Begin

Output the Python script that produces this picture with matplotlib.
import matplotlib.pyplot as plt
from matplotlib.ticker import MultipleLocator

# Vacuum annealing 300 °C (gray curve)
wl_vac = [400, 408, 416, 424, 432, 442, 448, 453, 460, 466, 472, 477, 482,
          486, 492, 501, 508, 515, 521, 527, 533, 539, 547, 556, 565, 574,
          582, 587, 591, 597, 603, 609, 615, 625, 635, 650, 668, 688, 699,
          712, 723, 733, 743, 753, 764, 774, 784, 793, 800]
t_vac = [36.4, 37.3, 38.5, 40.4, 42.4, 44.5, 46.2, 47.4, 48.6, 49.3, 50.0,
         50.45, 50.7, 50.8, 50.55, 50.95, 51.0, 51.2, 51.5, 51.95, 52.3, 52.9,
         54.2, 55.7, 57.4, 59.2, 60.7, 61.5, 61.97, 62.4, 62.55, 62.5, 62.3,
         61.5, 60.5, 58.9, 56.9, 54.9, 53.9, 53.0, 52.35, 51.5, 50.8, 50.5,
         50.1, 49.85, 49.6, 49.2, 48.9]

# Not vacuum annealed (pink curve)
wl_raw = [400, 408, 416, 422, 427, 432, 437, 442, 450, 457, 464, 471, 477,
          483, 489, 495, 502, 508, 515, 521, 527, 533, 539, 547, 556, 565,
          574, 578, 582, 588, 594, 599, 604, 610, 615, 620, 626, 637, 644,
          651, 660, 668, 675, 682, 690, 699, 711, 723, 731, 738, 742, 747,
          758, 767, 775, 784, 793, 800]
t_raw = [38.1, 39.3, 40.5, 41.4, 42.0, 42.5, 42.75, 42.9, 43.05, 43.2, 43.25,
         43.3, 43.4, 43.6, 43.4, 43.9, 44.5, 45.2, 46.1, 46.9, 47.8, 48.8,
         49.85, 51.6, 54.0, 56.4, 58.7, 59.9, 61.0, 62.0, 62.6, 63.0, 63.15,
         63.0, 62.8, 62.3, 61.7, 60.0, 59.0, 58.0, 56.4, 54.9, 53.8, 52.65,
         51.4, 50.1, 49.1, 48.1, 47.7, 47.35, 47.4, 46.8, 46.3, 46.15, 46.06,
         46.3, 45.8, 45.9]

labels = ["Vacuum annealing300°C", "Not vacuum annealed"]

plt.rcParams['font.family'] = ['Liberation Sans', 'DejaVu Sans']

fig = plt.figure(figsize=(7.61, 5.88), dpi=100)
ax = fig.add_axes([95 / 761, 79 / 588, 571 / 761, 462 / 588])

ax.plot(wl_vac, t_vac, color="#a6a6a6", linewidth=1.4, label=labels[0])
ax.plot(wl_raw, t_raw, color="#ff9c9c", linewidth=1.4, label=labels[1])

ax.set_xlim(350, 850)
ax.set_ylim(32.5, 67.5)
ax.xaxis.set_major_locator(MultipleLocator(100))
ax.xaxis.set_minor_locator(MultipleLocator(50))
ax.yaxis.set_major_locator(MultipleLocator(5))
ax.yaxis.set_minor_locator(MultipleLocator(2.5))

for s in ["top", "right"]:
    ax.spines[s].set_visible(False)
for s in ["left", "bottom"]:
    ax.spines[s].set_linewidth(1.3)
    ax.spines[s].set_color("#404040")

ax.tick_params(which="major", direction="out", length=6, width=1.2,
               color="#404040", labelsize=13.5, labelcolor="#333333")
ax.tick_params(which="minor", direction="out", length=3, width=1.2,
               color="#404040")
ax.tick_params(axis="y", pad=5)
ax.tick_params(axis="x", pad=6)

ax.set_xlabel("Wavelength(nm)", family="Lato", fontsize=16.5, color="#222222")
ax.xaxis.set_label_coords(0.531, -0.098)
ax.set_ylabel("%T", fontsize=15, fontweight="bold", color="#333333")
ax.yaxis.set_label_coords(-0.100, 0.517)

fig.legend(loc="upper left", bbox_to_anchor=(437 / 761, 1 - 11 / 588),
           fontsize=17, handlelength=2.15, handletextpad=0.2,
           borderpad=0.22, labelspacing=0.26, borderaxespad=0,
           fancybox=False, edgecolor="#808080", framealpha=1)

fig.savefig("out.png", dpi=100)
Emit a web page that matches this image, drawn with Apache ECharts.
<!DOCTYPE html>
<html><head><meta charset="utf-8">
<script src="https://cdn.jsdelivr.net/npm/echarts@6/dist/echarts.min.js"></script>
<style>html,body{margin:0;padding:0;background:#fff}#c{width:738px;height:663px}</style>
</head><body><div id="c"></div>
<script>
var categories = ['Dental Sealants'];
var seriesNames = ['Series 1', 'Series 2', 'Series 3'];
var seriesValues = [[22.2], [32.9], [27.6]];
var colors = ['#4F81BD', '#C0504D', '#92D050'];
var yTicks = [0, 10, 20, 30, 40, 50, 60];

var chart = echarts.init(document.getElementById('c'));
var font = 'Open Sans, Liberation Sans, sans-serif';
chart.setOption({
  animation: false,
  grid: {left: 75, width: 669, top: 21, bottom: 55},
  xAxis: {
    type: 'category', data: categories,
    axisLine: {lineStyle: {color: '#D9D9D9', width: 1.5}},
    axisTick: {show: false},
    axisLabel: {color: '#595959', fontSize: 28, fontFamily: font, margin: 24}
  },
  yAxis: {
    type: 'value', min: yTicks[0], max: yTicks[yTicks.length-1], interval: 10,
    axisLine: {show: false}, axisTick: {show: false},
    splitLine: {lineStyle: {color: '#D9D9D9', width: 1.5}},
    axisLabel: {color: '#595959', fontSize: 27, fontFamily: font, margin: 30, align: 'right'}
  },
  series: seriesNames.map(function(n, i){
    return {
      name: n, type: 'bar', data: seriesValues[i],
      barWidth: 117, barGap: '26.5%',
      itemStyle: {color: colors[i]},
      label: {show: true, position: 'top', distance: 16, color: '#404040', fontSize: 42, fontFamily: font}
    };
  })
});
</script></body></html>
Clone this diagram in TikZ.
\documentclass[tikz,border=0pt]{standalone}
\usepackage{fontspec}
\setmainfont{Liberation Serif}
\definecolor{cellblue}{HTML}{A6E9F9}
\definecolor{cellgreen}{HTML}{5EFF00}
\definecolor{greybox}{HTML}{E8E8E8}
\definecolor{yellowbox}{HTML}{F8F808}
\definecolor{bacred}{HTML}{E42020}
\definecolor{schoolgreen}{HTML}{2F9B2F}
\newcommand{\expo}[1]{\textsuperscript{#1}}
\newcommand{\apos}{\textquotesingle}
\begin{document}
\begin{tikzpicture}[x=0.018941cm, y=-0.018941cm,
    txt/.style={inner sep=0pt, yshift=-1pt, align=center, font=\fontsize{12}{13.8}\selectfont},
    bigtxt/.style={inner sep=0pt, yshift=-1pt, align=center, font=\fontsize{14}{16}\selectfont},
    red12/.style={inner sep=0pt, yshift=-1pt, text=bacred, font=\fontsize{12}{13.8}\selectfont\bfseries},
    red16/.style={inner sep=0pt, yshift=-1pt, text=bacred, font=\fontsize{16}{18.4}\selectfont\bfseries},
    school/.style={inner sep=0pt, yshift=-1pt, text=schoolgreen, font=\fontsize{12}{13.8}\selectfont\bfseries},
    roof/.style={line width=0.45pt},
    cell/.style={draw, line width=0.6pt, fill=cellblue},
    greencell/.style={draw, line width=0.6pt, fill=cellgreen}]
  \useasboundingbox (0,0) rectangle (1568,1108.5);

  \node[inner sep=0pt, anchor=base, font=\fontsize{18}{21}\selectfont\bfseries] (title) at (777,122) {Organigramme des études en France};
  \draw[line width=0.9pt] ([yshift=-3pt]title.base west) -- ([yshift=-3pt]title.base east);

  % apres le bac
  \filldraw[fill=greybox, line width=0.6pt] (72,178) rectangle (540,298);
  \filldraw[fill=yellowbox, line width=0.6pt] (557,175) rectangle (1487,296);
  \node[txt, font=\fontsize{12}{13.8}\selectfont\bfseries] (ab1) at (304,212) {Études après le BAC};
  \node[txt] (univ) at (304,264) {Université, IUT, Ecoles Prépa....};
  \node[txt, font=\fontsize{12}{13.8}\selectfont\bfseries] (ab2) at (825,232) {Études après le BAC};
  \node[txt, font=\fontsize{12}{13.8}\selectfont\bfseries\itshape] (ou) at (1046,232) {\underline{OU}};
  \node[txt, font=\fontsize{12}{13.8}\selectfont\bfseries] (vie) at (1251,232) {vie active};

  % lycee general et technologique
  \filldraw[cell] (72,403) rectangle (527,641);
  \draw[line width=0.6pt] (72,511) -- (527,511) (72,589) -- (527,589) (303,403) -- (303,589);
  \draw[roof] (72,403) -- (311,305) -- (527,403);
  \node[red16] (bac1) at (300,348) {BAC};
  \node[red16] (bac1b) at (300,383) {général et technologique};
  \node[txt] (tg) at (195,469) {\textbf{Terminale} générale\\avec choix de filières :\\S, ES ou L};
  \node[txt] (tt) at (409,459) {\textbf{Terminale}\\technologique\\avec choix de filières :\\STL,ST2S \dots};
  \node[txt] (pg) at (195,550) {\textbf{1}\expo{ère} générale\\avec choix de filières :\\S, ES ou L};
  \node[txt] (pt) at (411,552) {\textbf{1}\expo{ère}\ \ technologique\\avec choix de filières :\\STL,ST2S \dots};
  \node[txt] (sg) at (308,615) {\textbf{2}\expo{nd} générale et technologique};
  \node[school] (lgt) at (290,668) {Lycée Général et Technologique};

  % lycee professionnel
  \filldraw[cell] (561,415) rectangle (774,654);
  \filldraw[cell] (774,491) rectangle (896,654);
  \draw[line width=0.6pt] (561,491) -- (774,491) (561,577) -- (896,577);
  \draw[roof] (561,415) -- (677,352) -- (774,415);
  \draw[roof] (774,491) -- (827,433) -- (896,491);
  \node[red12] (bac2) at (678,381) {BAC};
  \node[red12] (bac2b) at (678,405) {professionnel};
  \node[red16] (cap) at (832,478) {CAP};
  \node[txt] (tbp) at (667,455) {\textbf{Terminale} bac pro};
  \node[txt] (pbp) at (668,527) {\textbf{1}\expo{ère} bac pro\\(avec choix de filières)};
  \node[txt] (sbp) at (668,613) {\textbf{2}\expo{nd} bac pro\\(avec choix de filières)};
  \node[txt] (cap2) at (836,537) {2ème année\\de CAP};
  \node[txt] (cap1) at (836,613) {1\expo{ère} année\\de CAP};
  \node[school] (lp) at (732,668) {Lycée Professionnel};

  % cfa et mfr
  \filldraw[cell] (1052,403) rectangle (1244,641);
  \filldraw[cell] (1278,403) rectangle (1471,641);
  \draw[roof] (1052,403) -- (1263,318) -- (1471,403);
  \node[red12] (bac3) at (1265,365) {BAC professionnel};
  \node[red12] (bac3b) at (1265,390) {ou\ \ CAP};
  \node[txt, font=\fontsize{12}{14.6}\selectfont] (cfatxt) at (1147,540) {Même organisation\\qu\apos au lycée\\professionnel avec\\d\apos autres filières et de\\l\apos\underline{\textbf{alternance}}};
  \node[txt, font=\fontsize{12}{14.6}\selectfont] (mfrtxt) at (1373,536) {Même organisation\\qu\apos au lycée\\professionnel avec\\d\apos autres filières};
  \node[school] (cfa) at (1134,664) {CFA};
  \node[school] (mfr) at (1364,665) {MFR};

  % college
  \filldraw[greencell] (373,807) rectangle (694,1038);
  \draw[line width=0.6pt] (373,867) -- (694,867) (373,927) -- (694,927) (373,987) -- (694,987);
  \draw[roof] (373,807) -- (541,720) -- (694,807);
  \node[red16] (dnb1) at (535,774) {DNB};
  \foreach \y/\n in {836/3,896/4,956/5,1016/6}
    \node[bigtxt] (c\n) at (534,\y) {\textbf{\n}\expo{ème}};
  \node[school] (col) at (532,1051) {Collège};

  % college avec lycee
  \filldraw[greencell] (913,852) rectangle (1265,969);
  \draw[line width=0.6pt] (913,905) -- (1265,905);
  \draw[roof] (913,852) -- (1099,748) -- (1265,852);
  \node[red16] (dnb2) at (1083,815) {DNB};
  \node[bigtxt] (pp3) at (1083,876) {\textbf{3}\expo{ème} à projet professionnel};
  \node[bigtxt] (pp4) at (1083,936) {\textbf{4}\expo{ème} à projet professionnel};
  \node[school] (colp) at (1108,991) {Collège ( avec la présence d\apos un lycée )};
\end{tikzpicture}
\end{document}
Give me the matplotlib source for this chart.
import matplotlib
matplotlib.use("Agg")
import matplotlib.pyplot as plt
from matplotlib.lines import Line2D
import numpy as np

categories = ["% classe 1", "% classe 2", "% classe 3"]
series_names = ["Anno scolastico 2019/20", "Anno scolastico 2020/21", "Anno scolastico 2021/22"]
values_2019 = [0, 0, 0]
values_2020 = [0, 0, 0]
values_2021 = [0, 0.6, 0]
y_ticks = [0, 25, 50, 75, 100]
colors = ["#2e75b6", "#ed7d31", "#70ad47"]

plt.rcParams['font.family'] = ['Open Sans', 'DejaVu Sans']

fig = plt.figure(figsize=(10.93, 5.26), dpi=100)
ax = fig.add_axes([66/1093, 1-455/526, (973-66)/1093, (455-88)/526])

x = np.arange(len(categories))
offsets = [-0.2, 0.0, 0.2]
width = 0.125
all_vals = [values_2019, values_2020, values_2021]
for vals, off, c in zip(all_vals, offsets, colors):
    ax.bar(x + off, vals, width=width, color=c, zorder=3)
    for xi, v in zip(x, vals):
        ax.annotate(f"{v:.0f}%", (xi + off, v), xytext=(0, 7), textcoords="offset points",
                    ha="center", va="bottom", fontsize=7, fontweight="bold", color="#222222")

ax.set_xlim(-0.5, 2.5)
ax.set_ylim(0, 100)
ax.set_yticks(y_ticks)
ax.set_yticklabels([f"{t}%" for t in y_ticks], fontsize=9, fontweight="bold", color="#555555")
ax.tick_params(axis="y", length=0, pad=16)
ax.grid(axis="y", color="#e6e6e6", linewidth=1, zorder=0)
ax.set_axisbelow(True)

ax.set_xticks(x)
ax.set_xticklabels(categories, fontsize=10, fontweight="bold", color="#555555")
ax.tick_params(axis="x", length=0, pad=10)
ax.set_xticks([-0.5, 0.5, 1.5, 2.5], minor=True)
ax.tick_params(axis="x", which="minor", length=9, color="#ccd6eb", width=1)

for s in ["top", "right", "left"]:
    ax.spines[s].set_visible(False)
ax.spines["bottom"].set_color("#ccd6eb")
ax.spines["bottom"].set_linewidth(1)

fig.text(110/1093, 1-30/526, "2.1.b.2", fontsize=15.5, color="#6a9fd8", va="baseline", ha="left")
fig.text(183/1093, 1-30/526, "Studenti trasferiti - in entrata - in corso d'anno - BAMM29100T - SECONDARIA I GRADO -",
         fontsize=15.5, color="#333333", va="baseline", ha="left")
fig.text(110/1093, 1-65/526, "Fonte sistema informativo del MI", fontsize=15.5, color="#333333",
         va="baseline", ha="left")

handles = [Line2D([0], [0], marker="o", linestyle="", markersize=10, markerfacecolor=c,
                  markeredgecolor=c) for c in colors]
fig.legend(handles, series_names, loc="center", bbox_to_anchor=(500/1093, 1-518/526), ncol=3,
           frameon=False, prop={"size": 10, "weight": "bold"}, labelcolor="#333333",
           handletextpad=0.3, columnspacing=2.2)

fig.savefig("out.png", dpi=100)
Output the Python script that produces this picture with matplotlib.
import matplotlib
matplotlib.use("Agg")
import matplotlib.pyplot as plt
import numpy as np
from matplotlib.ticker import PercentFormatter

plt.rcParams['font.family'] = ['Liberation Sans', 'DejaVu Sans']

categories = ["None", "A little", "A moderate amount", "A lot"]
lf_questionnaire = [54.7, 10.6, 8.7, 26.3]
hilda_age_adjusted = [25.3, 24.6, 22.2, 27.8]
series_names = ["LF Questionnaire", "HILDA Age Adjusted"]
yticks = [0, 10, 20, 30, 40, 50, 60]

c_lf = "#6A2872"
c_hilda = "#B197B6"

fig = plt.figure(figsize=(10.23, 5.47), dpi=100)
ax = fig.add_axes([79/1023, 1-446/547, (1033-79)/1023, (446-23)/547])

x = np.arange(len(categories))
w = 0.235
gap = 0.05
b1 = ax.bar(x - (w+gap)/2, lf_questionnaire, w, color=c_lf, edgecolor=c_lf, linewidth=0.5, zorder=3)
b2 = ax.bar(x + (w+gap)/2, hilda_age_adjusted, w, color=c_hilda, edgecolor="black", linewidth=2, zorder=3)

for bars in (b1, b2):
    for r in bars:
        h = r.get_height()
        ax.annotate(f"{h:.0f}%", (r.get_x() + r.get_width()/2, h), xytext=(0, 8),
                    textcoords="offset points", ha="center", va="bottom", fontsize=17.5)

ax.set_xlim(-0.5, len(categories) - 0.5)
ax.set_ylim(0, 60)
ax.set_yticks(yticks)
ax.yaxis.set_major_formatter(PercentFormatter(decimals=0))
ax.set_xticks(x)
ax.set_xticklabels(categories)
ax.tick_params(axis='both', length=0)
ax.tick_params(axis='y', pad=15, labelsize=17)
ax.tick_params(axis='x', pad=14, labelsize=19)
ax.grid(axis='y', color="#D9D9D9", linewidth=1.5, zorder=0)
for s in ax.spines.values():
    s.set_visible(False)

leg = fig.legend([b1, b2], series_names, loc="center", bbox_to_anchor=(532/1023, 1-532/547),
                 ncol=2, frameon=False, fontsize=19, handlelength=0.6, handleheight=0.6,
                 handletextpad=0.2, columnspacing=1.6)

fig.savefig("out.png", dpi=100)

End

Written request:
Within the listing above, extract exactly the lines from the line with "Clone this diagram in TikZ." to the line with "(0,0) rectangle (1568,1108.5);", the two named lines included, and no others.

Output for this task:
Clone this diagram in TikZ.
\documentclass[tikz,border=0pt]{standalone}
\usepackage{fontspec}
\setmainfont{Liberation Serif}
\definecolor{cellblue}{HTML}{A6E9F9}
\definecolor{cellgreen}{HTML}{5EFF00}
\definecolor{greybox}{HTML}{E8E8E8}
\definecolor{yellowbox}{HTML}{F8F808}
\definecolor{bacred}{HTML}{E42020}
\definecolor{schoolgreen}{HTML}{2F9B2F}
\newcommand{\expo}[1]{\textsuperscript{#1}}
\newcommand{\apos}{\textquotesingle}
\begin{document}
\begin{tikzpicture}[x=0.018941cm, y=-0.018941cm,
    txt/.style={inner sep=0pt, yshift=-1pt, align=center, font=\fontsize{12}{13.8}\selectfont},
    bigtxt/.style={inner sep=0pt, yshift=-1pt, align=center, font=\fontsize{14}{16}\selectfont},
    red12/.style={inner sep=0pt, yshift=-1pt, text=bacred, font=\fontsize{12}{13.8}\selectfont\bfseries},
    red16/.style={inner sep=0pt, yshift=-1pt, text=bacred, font=\fontsize{16}{18.4}\selectfont\bfseries},
    school/.style={inner sep=0pt, yshift=-1pt, text=schoolgreen, font=\fontsize{12}{13.8}\selectfont\bfseries},
    roof/.style={line width=0.45pt},
    cell/.style={draw, line width=0.6pt, fill=cellblue},
    greencell/.style={draw, line width=0.6pt, fill=cellgreen}]
  \useasboundingbox (0,0) rectangle (1568,1108.5);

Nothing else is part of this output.